◆ Data extract:
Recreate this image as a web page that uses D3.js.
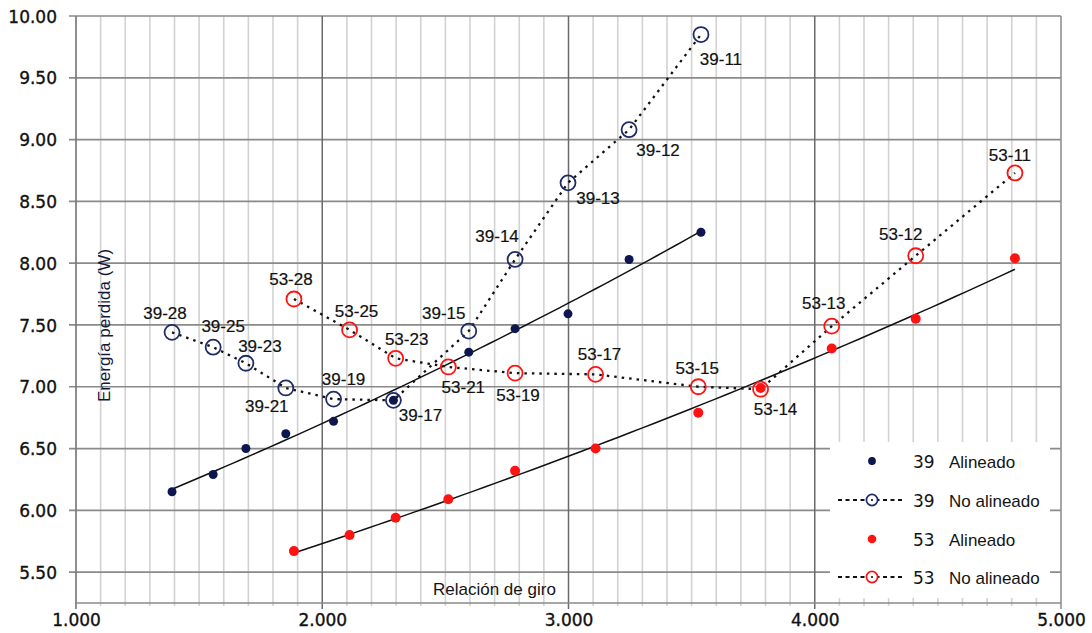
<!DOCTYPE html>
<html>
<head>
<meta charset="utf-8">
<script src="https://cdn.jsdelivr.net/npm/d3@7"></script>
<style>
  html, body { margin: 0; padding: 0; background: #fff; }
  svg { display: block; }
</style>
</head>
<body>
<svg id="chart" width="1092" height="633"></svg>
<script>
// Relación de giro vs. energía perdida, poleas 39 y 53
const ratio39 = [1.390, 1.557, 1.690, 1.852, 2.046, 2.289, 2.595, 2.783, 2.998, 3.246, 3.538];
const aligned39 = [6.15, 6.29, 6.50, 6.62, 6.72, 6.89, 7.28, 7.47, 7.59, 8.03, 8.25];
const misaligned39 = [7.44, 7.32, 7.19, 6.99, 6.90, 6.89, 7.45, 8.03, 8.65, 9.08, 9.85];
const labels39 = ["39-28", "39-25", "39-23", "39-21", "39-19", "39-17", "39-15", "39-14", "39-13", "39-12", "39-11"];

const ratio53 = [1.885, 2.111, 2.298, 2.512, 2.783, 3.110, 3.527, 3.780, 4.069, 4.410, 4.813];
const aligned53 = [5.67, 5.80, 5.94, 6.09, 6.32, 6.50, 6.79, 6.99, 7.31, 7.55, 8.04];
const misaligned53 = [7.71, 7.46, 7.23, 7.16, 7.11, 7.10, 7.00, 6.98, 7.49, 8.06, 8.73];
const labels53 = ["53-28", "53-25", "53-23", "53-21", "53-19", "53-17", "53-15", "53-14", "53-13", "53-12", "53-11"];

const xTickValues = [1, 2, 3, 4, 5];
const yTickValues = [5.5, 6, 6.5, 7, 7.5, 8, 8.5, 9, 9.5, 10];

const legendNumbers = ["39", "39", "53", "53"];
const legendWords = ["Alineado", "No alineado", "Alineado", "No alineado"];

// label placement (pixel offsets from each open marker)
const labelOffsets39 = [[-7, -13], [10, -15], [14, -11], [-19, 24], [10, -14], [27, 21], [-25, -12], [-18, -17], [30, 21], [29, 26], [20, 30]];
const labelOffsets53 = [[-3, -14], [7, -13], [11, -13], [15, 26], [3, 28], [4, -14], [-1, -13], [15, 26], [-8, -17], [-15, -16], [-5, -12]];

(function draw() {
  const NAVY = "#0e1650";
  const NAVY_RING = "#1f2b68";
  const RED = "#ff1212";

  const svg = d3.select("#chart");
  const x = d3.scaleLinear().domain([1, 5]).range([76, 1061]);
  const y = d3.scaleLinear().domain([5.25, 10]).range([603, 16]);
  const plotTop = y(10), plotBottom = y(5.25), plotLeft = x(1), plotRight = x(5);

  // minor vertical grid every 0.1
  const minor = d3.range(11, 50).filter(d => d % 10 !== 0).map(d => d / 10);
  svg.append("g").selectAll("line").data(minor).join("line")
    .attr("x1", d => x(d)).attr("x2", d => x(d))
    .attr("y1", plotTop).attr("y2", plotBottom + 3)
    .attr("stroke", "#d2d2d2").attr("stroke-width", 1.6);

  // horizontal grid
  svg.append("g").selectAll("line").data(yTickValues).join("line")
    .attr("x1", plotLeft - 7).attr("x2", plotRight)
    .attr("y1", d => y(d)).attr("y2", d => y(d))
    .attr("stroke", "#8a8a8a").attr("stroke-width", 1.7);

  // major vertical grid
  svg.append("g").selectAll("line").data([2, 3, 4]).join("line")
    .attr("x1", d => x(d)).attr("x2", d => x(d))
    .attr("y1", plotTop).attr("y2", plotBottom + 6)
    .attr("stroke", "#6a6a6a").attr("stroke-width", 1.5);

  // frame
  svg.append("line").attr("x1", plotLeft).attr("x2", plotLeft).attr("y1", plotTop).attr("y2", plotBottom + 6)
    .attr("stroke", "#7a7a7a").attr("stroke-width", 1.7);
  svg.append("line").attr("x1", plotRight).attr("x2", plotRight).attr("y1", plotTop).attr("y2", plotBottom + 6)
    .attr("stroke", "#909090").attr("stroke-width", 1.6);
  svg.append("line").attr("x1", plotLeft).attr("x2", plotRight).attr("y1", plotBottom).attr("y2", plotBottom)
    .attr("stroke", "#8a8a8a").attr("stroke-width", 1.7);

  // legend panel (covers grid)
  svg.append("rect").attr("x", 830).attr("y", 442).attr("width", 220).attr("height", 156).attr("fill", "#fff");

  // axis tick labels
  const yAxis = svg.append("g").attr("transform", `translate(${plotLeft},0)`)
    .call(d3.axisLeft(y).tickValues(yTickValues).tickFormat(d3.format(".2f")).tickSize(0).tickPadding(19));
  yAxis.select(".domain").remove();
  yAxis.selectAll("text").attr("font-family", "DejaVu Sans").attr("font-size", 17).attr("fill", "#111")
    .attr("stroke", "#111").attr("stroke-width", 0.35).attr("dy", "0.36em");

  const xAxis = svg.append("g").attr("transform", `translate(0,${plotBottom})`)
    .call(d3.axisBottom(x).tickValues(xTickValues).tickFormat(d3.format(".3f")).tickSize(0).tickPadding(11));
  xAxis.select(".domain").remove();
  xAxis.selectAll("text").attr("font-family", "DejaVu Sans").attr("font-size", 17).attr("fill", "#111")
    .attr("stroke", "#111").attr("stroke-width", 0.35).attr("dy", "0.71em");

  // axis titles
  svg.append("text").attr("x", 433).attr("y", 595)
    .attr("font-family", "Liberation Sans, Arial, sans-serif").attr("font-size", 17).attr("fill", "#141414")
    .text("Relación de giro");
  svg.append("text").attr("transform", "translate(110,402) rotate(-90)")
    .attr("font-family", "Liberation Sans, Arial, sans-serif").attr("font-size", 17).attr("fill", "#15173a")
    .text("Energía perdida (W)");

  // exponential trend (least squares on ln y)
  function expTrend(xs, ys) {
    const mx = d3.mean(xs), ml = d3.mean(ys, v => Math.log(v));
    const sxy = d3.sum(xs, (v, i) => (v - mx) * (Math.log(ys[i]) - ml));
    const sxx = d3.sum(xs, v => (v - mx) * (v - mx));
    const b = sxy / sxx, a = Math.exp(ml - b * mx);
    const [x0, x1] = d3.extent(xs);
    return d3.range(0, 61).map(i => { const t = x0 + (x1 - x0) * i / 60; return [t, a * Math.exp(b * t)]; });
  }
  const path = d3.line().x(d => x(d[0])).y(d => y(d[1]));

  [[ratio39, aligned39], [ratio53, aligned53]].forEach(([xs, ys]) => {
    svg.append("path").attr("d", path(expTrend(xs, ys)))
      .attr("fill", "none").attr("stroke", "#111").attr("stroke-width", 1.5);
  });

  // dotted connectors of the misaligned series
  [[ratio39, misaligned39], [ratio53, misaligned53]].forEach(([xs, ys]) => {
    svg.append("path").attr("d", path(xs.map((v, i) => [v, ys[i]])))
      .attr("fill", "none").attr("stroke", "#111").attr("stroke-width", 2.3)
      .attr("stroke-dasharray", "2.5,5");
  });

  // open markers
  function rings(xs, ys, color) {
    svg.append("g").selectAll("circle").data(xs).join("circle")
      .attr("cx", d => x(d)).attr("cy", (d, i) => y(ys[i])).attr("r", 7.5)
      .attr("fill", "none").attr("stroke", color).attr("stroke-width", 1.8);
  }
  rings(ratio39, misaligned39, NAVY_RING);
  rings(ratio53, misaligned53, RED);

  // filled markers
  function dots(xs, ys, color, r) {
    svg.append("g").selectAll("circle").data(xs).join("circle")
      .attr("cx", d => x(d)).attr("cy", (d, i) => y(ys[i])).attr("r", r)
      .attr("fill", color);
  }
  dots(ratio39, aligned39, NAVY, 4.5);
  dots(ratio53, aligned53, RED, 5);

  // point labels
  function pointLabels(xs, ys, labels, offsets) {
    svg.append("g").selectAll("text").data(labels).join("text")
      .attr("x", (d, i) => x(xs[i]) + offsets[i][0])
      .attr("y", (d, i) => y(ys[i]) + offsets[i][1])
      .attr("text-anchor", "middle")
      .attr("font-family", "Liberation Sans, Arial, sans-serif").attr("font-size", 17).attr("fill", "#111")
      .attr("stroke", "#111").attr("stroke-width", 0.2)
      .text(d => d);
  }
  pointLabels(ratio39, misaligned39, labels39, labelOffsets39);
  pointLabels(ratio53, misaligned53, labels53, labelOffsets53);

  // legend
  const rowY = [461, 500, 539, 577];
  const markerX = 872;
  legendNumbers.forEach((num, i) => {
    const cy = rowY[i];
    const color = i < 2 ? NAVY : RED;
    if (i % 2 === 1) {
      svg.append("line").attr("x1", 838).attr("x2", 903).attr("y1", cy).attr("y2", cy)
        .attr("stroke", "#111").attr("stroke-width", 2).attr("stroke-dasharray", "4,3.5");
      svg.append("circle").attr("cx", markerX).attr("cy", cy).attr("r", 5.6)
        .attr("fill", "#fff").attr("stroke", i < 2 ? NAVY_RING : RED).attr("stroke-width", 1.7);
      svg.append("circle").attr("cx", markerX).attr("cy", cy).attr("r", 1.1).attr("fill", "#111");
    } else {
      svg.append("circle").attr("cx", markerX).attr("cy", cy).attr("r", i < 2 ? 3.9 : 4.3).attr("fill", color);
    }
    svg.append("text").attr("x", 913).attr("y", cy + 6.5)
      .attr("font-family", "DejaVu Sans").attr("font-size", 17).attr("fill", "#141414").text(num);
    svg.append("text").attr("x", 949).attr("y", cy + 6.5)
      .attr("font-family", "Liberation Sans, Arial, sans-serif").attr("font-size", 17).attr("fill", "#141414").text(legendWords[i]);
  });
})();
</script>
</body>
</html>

◆ Exercise aim:
Leave out the pictures and repeat the lines from the start of the material through the line with "-16], [-5, -12]];", inclusive.

◆ Worked solution:
Recreate this image as a web page that uses D3.js.
<!DOCTYPE html>
<html>
<head>
<meta charset="utf-8">
<script src="https://cdn.jsdelivr.net/npm/d3@7"></script>
<style>
  html, body { margin: 0; padding: 0; background: #fff; }
  svg { display: block; }
</style>
</head>
<body>
<svg id="chart" width="1092" height="633"></svg>
<script>
// Relación de giro vs. energía perdida, poleas 39 y 53
const ratio39 = [1.390, 1.557, 1.690, 1.852, 2.046, 2.289, 2.595, 2.783, 2.998, 3.246, 3.538];
const aligned39 = [6.15, 6.29, 6.50, 6.62, 6.72, 6.89, 7.28, 7.47, 7.59, 8.03, 8.25];
const misaligned39 = [7.44, 7.32, 7.19, 6.99, 6.90, 6.89, 7.45, 8.03, 8.65, 9.08, 9.85];
const labels39 = ["39-28", "39-25", "39-23", "39-21", "39-19", "39-17", "39-15", "39-14", "39-13", "39-12", "39-11"];

const ratio53 = [1.885, 2.111, 2.298, 2.512, 2.783, 3.110, 3.527, 3.780, 4.069, 4.410, 4.813];
const aligned53 = [5.67, 5.80, 5.94, 6.09, 6.32, 6.50, 6.79, 6.99, 7.31, 7.55, 8.04];
const misaligned53 = [7.71, 7.46, 7.23, 7.16, 7.11, 7.10, 7.00, 6.98, 7.49, 8.06, 8.73];
const labels53 = ["53-28", "53-25", "53-23", "53-21", "53-19", "53-17", "53-15", "53-14", "53-13", "53-12", "53-11"];

const xTickValues = [1, 2, 3, 4, 5];
const yTickValues = [5.5, 6, 6.5, 7, 7.5, 8, 8.5, 9, 9.5, 10];

const legendNumbers = ["39", "39", "53", "53"];
const legendWords = ["Alineado", "No alineado", "Alineado", "No alineado"];

// label placement (pixel offsets from each open marker)
const labelOffsets39 = [[-7, -13], [10, -15], [14, -11], [-19, 24], [10, -14], [27, 21], [-25, -12], [-18, -17], [30, 21], [29, 26], [20, 30]];
const labelOffsets53 = [[-3, -14], [7, -13], [11, -13], [15, 26], [3, 28], [4, -14], [-1, -13], [15, 26], [-8, -17], [-15, -16], [-5, -12]];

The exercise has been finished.